31. Azerbaijanis see Turkomans as less sophisticated and less important than themselves, since Azerbaijanis have a long history of national leadership in Iran, while many Turkomans remain tribal and nomadic, and others were only recently settled. Moreover, sectarian differences divide Azerbaijanis, who are Shi’a Muslims, and Turkomans, who are Sunni. Shi’ism serves to bind Azerbaijanis closer to the Iranian state, while Turkomans remain on the margins of Iran, both physically, and as a Muslim minority.
32. Azerbaijanis generally hold positive attitudes toward Russians.
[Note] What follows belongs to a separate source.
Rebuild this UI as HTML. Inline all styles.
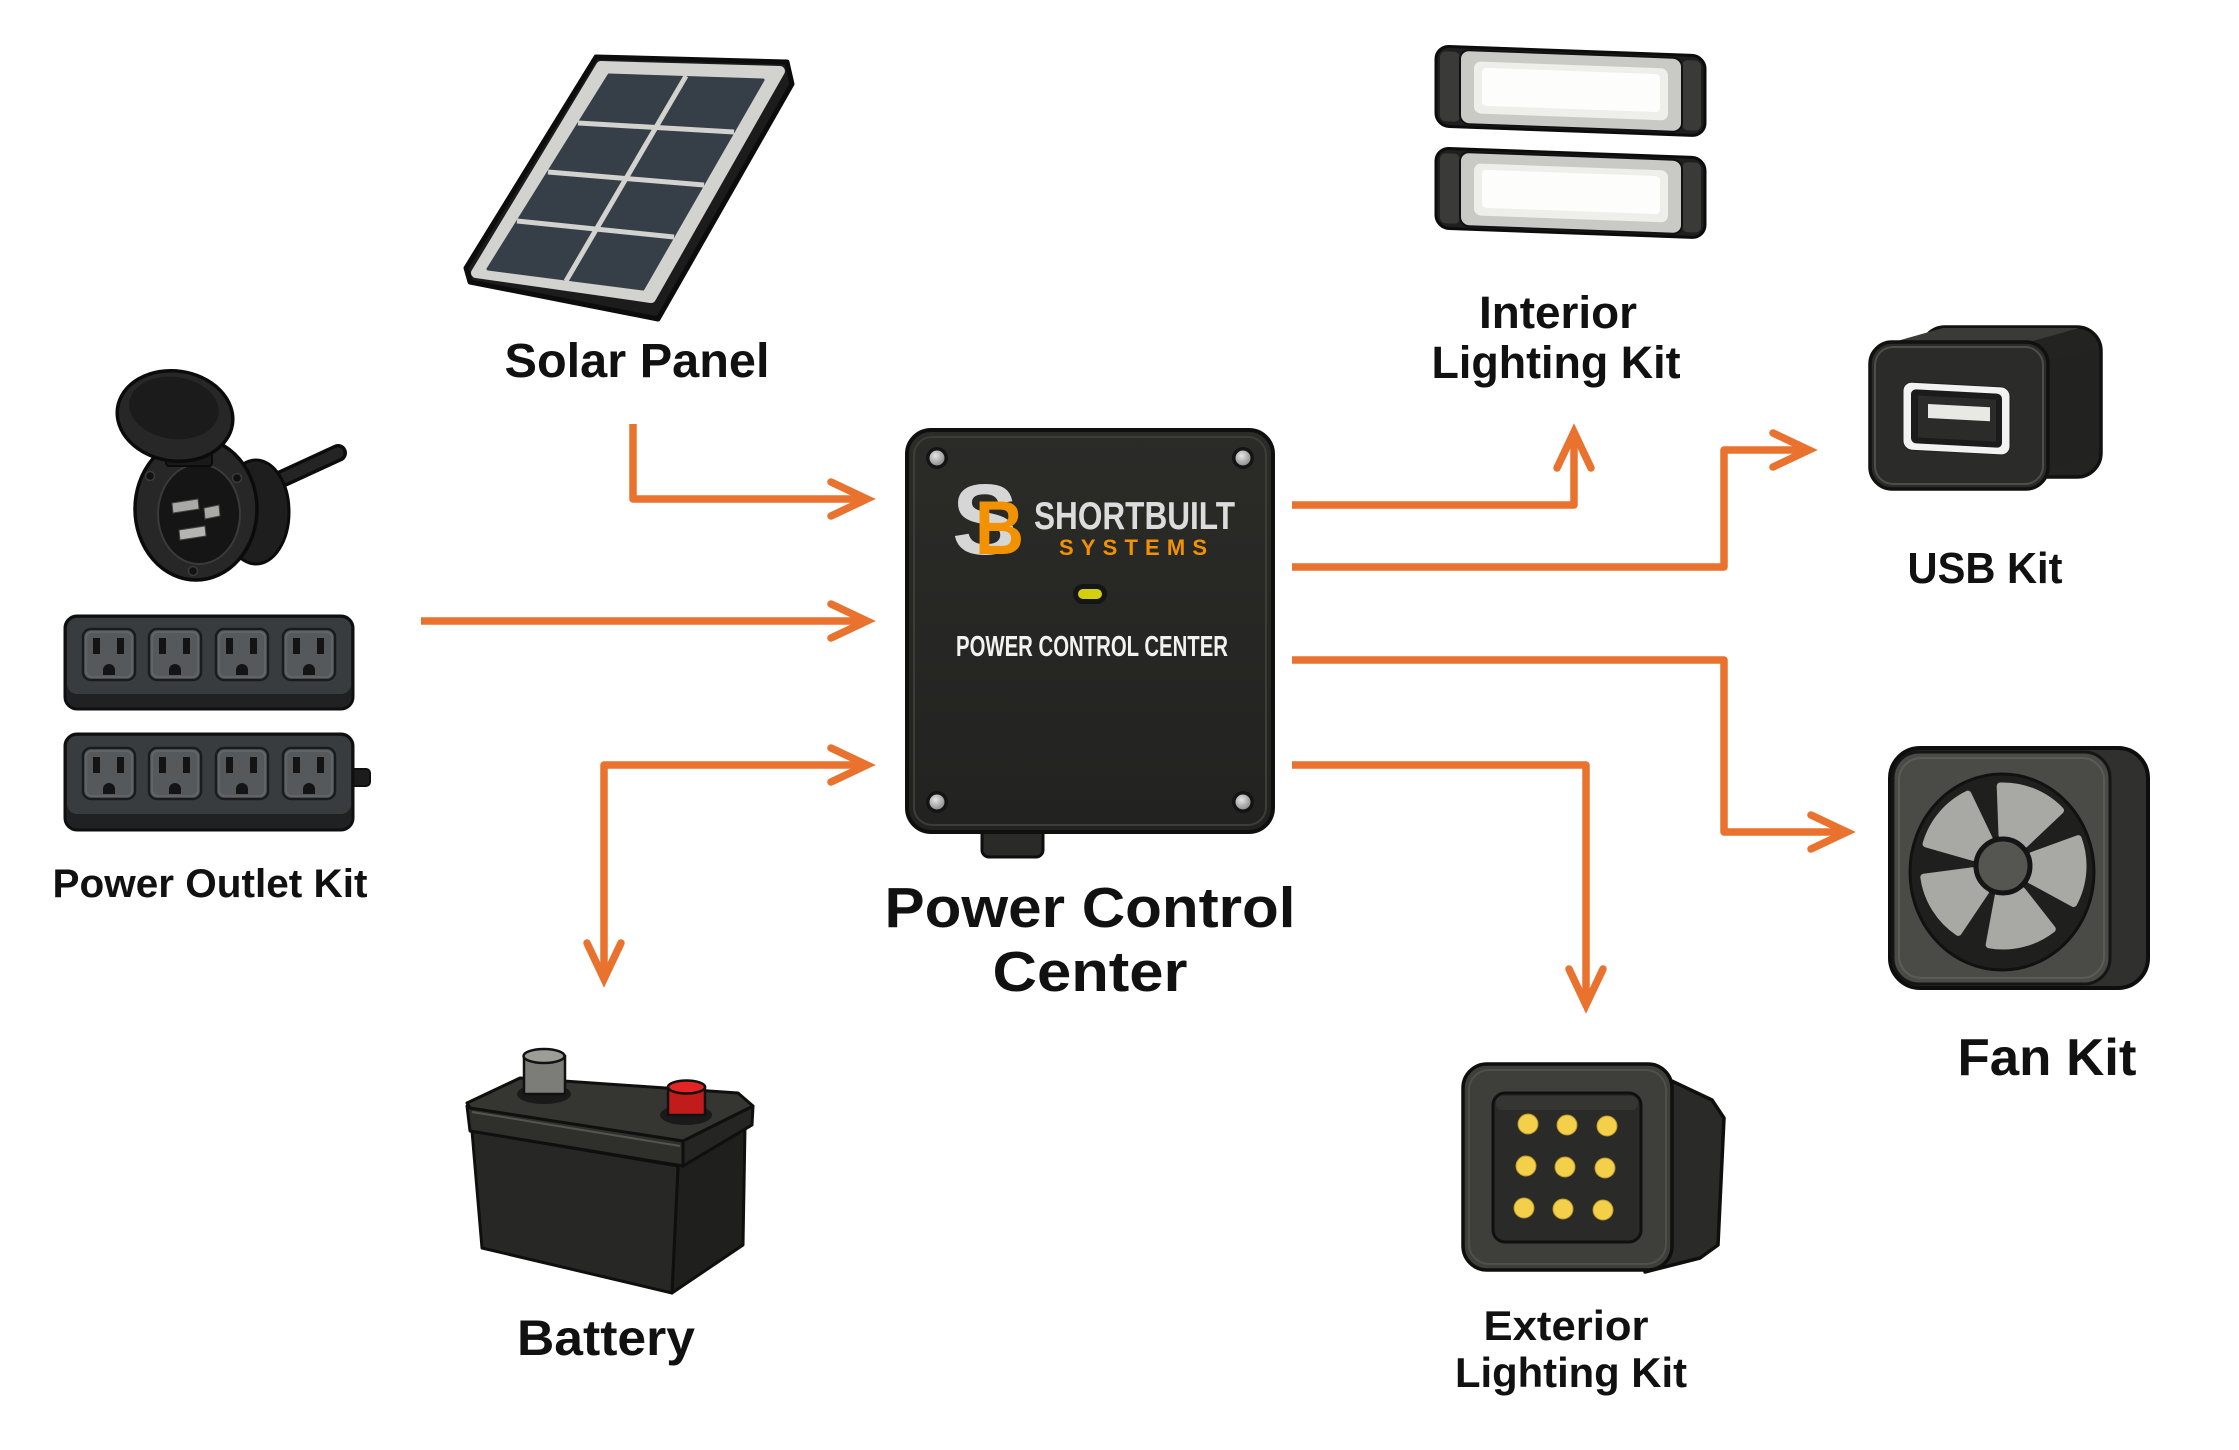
<!DOCTYPE html>
<html>
<head>
<meta charset="utf-8">
<style>
  html,body{margin:0;padding:0;background:#ffffff;}
  svg{display:block;}
  text{font-family:"Liberation Sans", Arial, sans-serif;font-weight:bold;}
</style>
</head>
<body>
<svg width="2239" height="1450" viewBox="0 0 2239 1450" xmlns="http://www.w3.org/2000/svg">
  <defs>
    <linearGradient id="pccg" x1="0" y1="0" x2="0" y2="1">
      <stop offset="0" stop-color="#2b2b28"/>
      <stop offset="1" stop-color="#222220"/>
    </linearGradient>
    <radialGradient id="screw" cx="0.4" cy="0.35" r="0.7">
      <stop offset="0" stop-color="#e6e6e6"/>
      <stop offset="1" stop-color="#8a8a8a"/>
    </radialGradient>
    <g id="outlet">
      <rect x="0" y="0" width="52" height="51" rx="8" fill="#56595c" stroke="#1a1b1c" stroke-width="2.5"/>
      <rect x="3" y="3" width="46" height="45" rx="6" fill="none" stroke="#65686b" stroke-width="1.5"/>
      <rect x="10" y="9" width="7" height="16" fill="#141414"/>
      <rect x="34" y="9" width="7" height="16" fill="#141414"/>
      <path d="M20,46 V41 A6,6 0 0 1 32,41 V46 Z" fill="#141414"/>
    </g>
    <g id="bar">
      <rect x="0" y="0" width="269" height="80" rx="13" fill="#1f1f1f" stroke="#0c0c0c" stroke-width="3"/>
      <rect x="4" y="5" width="20" height="70" rx="6" fill="#3a3a38"/>
      <rect x="246" y="5" width="19" height="70" rx="6" fill="#3a3a38"/>
      <rect x="24" y="3" width="222" height="74" rx="9" fill="#c9c9c5" stroke="#111" stroke-width="2"/>
      <rect x="38" y="14" width="194" height="52" rx="7" fill="#eeeeea"/>
      <rect x="46" y="20" width="178" height="38" rx="4" fill="#fdfdfb"/>
    </g>
    <path id="blade" d="M -1,-31 L -2.8,-80 A 80 80 0 0 1 57.5,-55.6 L 21.6,-21.5 Z" fill="#a8a8a4" stroke="#a8a8a4" stroke-width="7" stroke-linejoin="round"/>
  </defs>

  <rect x="0" y="0" width="2239" height="1450" fill="#ffffff"/>

  <!-- ================= CONNECTORS ================= -->
  <g fill="none" stroke="#E9722F" stroke-width="7.5" stroke-linejoin="round">
    <path d="M633,424 V499 H866"/>
    <path d="M421,621 H866"/>
    <path d="M866,765 H604 V979"/>
    <path d="M1292,505 H1574 V432"/>
    <path d="M1292,567 H1724 V450 H1809"/>
    <path d="M1292,660 H1724 V832 H1847"/>
    <path d="M1292,765 H1586 V1005"/>
  </g>
  <g fill="none" stroke="#E9722F" stroke-width="7.5" stroke-linecap="round" stroke-linejoin="miter">
    <polyline points="831,482 867,499 831,516"/>
    <polyline points="831,604 867,621 831,638"/>
    <polyline points="831,748 867,765 831,782"/>
    <polyline points="587,943 604,979 621,943"/>
    <polyline points="1557,468 1574,432 1591,468"/>
    <polyline points="1773,433 1809,450 1773,467"/>
    <polyline points="1811,815 1847,832 1811,849"/>
    <polyline points="1569,969 1586,1005 1603,969"/>
  </g>

  <!-- ================= SOLAR PANEL ================= -->
  <g>
    <polygon points="596,57 787,62 792,84 658,319 470,282 466,268" fill="#1c1c1c" stroke="#0c0c0c" stroke-width="5" stroke-linejoin="round"/>
    <polygon points="601,66 780,71 651,298 476,273" fill="#d2d2cf" stroke="#d2d2cf" stroke-width="10" stroke-linejoin="round"/>
    <polygon points="609,75 763,80 643,289 488,269" fill="#363e47" stroke="#363e47" stroke-width="3" stroke-linejoin="round"/>
    <g stroke="#d2d2cf" stroke-width="5" fill="none">
      <line x1="686" y1="76" x2="566" y2="281"/>
      <line x1="578" y1="123" x2="734" y2="132"/>
      <line x1="548" y1="172" x2="704" y2="185"/>
      <line x1="517" y1="221" x2="674" y2="237"/>
    </g>
  </g>
  <text x="637" y="377" font-size="48" fill="#111" text-anchor="middle" textLength="265" lengthAdjust="spacingAndGlyphs">Solar Panel</text>

  <!-- ================= POWER INLET ================= -->
  <g>
    <path d="M275,482 L338,453" stroke="#0c0c0c" stroke-width="18" stroke-linecap="round"/>
    <path d="M275,482 L338,453" stroke="#242424" stroke-width="11" stroke-linecap="round"/>
    <ellipse cx="256" cy="512" rx="33" ry="52" fill="#1e1e1e" stroke="#0b0b0b" stroke-width="3"/>
    <ellipse cx="196" cy="509" rx="61" ry="71" fill="#272727" stroke="#0b0b0b" stroke-width="3.5"/>
    <ellipse cx="199" cy="514" rx="41" ry="50" fill="#151515" stroke="#3a3a3a" stroke-width="2"/>
    <circle cx="150" cy="476" r="4.5" fill="#111" stroke="#3b3b3b" stroke-width="1.5"/>
    <circle cx="237" cy="478" r="4.5" fill="#111" stroke="#3b3b3b" stroke-width="1.5"/>
    <circle cx="193" cy="571" r="4.5" fill="#111" stroke="#3b3b3b" stroke-width="1.5"/>
    <polygon points="172,503 198,499 199,509 173,513" fill="#a9a9a7" stroke="#444" stroke-width="1"/>
    <polygon points="204,508 219,505 220,516 205,519" fill="#a9a9a7" stroke="#444" stroke-width="1"/>
    <polygon points="179,530 205,526 206,536 180,540" fill="#b5b5b2" stroke="#444" stroke-width="1"/>
    <rect x="166" y="452" width="46" height="14" rx="3" fill="#1a1a1a" stroke="#0b0b0b" stroke-width="2"/>
    <ellipse cx="175" cy="416" rx="58" ry="45" transform="rotate(8 175 416)" fill="#272727" stroke="#0b0b0b" stroke-width="3.5"/>
    <ellipse cx="174" cy="408" rx="45" ry="31" transform="rotate(8 174 408)" fill="#1b1b1b"/>
  </g>

  <!-- ================= POWER STRIPS ================= -->
  <g>
    <rect x="65" y="616" width="288" height="93" rx="12" fill="#1f2122" stroke="#0f0f0f" stroke-width="3"/>
    <rect x="67" y="618" width="284" height="76" rx="10" fill="#393c3f"/>
    <use href="#outlet" x="83" y="629"/>
    <use href="#outlet" x="149" y="629"/>
    <use href="#outlet" x="216" y="629"/>
    <use href="#outlet" x="283" y="629"/>

    <rect x="351" y="769" width="19" height="17" rx="4" fill="#1c1c1c" stroke="#0f0f0f" stroke-width="2"/>
    <rect x="65" y="734" width="288" height="96" rx="12" fill="#1f2122" stroke="#0f0f0f" stroke-width="3"/>
    <rect x="67" y="736" width="284" height="78" rx="10" fill="#393c3f"/>
    <use href="#outlet" x="83" y="748"/>
    <use href="#outlet" x="149" y="748"/>
    <use href="#outlet" x="216" y="748"/>
    <use href="#outlet" x="283" y="748"/>
  </g>
  <text x="210" y="897" font-size="40" fill="#111" text-anchor="middle" textLength="315" lengthAdjust="spacingAndGlyphs">Power Outlet Kit</text>

  <!-- ================= POWER CONTROL CENTER ================= -->
  <g>
    <rect x="982" y="820" width="61" height="37" rx="7" fill="#2a2a28" stroke="#0e0e0e" stroke-width="3"/>
    <rect x="907" y="430" width="366" height="402" rx="24" fill="url(#pccg)" stroke="#0f0f0e" stroke-width="4"/>
    <rect x="914" y="437" width="352" height="388" rx="18" fill="none" stroke="#3d3c37" stroke-width="2"/>
    <circle cx="937" cy="458" r="11" fill="#141414"/><circle cx="937" cy="458" r="7.5" fill="url(#screw)"/>
    <circle cx="1243" cy="458" r="11" fill="#141414"/><circle cx="1243" cy="458" r="7.5" fill="url(#screw)"/>
    <circle cx="937" cy="802" r="11" fill="#141414"/><circle cx="937" cy="802" r="7.5" fill="url(#screw)"/>
    <circle cx="1243" cy="802" r="11" fill="#141414"/><circle cx="1243" cy="802" r="7.5" fill="url(#screw)"/>

    <text x="952" y="554" font-size="100" fill="#d6d6d6" textLength="66" lengthAdjust="spacingAndGlyphs">S</text>
    <text x="975" y="554" font-size="76" fill="#f39200" textLength="49" lengthAdjust="spacingAndGlyphs">B</text>
    <text x="1034" y="529" font-size="39" fill="#dcdcdc" textLength="201" lengthAdjust="spacingAndGlyphs">SHORTBUILT</text>
    <text x="1059" y="555" font-size="22" fill="#f39200" textLength="148" lengthAdjust="spacing">SYSTEMS</text>

    <rect x="1073" y="584" width="34" height="20" rx="10" fill="#151515"/>
    <rect x="1078" y="589" width="24" height="10" rx="5" fill="#d2cf10"/>

    <text x="1092" y="656" font-size="29" fill="#f2f2f2" text-anchor="middle" textLength="272" lengthAdjust="spacingAndGlyphs">POWER CONTROL CENTER</text>
  </g>
  <text x="1090" y="927" font-size="57" fill="#111" text-anchor="middle" textLength="411" lengthAdjust="spacingAndGlyphs">Power Control</text>
  <text x="1090" y="991" font-size="57" fill="#111" text-anchor="middle" textLength="195" lengthAdjust="spacingAndGlyphs">Center</text>

  <!-- ================= BATTERY ================= -->
  <g stroke="#0f0f0e" stroke-width="3" stroke-linejoin="round">
    <polygon points="678,1166 745,1127 743,1245 672,1293" fill="#1f1f1d"/>
    <polygon points="472,1131 678,1166 672,1293 482,1248" fill="#272725"/>
    <polygon points="467,1106 683,1141 683,1166 470,1131" fill="#2f2f2c"/>
    <polygon points="683,1141 753,1106 752,1125 683,1166" fill="#252523"/>
    <polygon points="467,1103 520,1078 738,1093 753,1106 683,1141 470,1108" fill="#353532"/>
  </g>
  <line x1="472" y1="1112" x2="680" y2="1146" stroke="#55554f" stroke-width="2"/>
  <g>
    <ellipse cx="544" cy="1094" rx="27" ry="10" fill="#1a1a1a"/>
    <rect x="524" y="1056" width="41" height="38" fill="#7c7c78" stroke="#111" stroke-width="2.5"/>
    <ellipse cx="544" cy="1056" rx="20.5" ry="7" fill="#9d9d98" stroke="#111" stroke-width="2.5"/>
    <ellipse cx="686" cy="1115" rx="26" ry="10" fill="#1a1a1a"/>
    <rect x="668" y="1087" width="37" height="28" fill="#c11b1b" stroke="#111" stroke-width="2.5"/>
    <ellipse cx="686.5" cy="1087" rx="18.5" ry="6.5" fill="#e52424" stroke="#111" stroke-width="2.5"/>
  </g>
  <text x="606" y="1355" font-size="50" fill="#111" text-anchor="middle" textLength="178" lengthAdjust="spacingAndGlyphs">Battery</text>

  <!-- ================= INTERIOR LIGHTS ================= -->
  <g transform="translate(1436,46) skewY(2.1)"><use href="#bar"/></g>
  <g transform="translate(1436,148) skewY(2.1)"><use href="#bar"/></g>
  <text x="1558" y="328" font-size="45" fill="#111" text-anchor="middle" textLength="158" lengthAdjust="spacingAndGlyphs">Interior</text>
  <text x="1556" y="378" font-size="45" fill="#111" text-anchor="middle" textLength="249" lengthAdjust="spacingAndGlyphs">Lighting Kit</text>

  <!-- ================= USB ================= -->
  <g stroke="#111" stroke-width="3.5" stroke-linejoin="round">
    <rect x="1921" y="327" width="180" height="150" rx="24" fill="#232321"/>
    <polygon points="1890,343 1943,328 2079,328 2026,343" fill="#3a3a37" stroke="none"/>
    <polygon points="2046,362 2099,349 2099,455 2046,470" fill="#222220" stroke="none"/>
    <rect x="1870" y="342" width="178" height="147" rx="22" fill="#2b2b29"/>
  </g>
  <rect x="1875" y="347" width="168" height="137" rx="18" fill="none" stroke="#4d4d49" stroke-width="2"/>
  <g transform="skewY(3)" >
    <rect x="1903" y="282" width="107" height="68" rx="9" fill="#f2f2f2" stroke="#222" stroke-width="1"/>
    <rect x="1911" y="289" width="91" height="54" rx="5" fill="#1b1b1b"/>
    <rect x="1918" y="295" width="78" height="42" fill="#2b2b29"/>
    <rect x="1928" y="303" width="62" height="14" fill="#e8e8e4"/>
  </g>
  <text x="1985" y="583" font-size="44" fill="#111" text-anchor="middle" textLength="155" lengthAdjust="spacingAndGlyphs">USB Kit</text>

  <!-- ================= FAN ================= -->
  <g>
    <rect x="1890" y="748" width="258" height="240" rx="30" fill="#30302e" stroke="#0e0e0e" stroke-width="4"/>
    <rect x="1893" y="752" width="217" height="232" rx="26" fill="#4a4a47" stroke="#151514" stroke-width="3"/>
    <rect x="1899" y="758" width="205" height="220" rx="22" fill="none" stroke="#5b5b58" stroke-width="2"/>
    <ellipse cx="2002" cy="872" rx="92" ry="98" fill="#1f1f1d" stroke="#111" stroke-width="3"/>
    <g transform="translate(2003,866)">
      <use href="#blade"/>
      <use href="#blade" transform="rotate(72)"/>
      <use href="#blade" transform="rotate(144)"/>
      <use href="#blade" transform="rotate(216)"/>
      <use href="#blade" transform="rotate(288)"/>
    </g>
    <circle cx="2003" cy="866" r="27" fill="#555552" stroke="#151515" stroke-width="5"/>
  </g>
  <text x="2047" y="1075" font-size="52" fill="#111" text-anchor="middle" textLength="179" lengthAdjust="spacingAndGlyphs">Fan Kit</text>

  <!-- ================= EXTERIOR LIGHT ================= -->
  <g stroke="#0f0f0e" stroke-width="3.5" stroke-linejoin="round">
    <polygon points="1638,1065 1712,1100 1724,1118 1718,1245 1700,1258 1645,1272" fill="#2a2a28"/>
    <rect x="1463" y="1064" width="209" height="206" rx="24" fill="#3e3e3b"/>
  </g>
  <rect x="1469" y="1070" width="197" height="194" rx="20" fill="none" stroke="#4f4f4b" stroke-width="2"/>
  <rect x="1493" y="1093" width="148" height="149" rx="12" fill="#2a2a28" stroke="#101010" stroke-width="3"/>
  <rect x="1496" y="1096" width="142" height="14" rx="6" fill="#353532"/>
  <g fill="#f4d04a" stroke="#b8982a" stroke-width="1">
    <circle cx="1528" cy="1124" r="10"/><circle cx="1567" cy="1125" r="10"/><circle cx="1607" cy="1126" r="10"/>
    <circle cx="1526" cy="1166" r="10"/><circle cx="1565" cy="1167" r="10"/><circle cx="1605" cy="1168" r="10"/>
    <circle cx="1524" cy="1208" r="10"/><circle cx="1563" cy="1209" r="10"/><circle cx="1603" cy="1210" r="10"/>
  </g>
  <text x="1566" y="1340" font-size="42" fill="#111" text-anchor="middle" textLength="165" lengthAdjust="spacingAndGlyphs">Exterior</text>
  <text x="1571" y="1387" font-size="42" fill="#111" text-anchor="middle" textLength="232" lengthAdjust="spacingAndGlyphs">Lighting Kit</text>
</svg>
</body>
</html>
Many Azerbaijanis remember that it was under the protection of Soviet forces that they were able to establish the provincial government of Azerbaijan during the Allied occupation of Iran in World War II. Moreover, throughout much of the 20th century, many Azerbaijani intellectual leaders were heavily influenced by Russian and Soviet thinkers. Iranian Azerbaijanis were also aware that northern Azerbaijanis who lived under the Soviet regime enjoyed significantly greater freedom to use their native language and publish in it compared to their southern Azerbaijani counterparts under the Pahlavi shahs in Iran.
33. Azerbaijanis of high status intermarry with other Muslims, including Persians, Arabs, Afghans, as well as Sunni Kurds and Turkomans, but they tend not to intermarry with Iranians of other faiths, including Christians, Jews, Zoroastrians, and Baha’is.
34. [When interacting with an Iranian Azarbaijani] do mention your respect for the long tradition of high Iranian cultural achievement.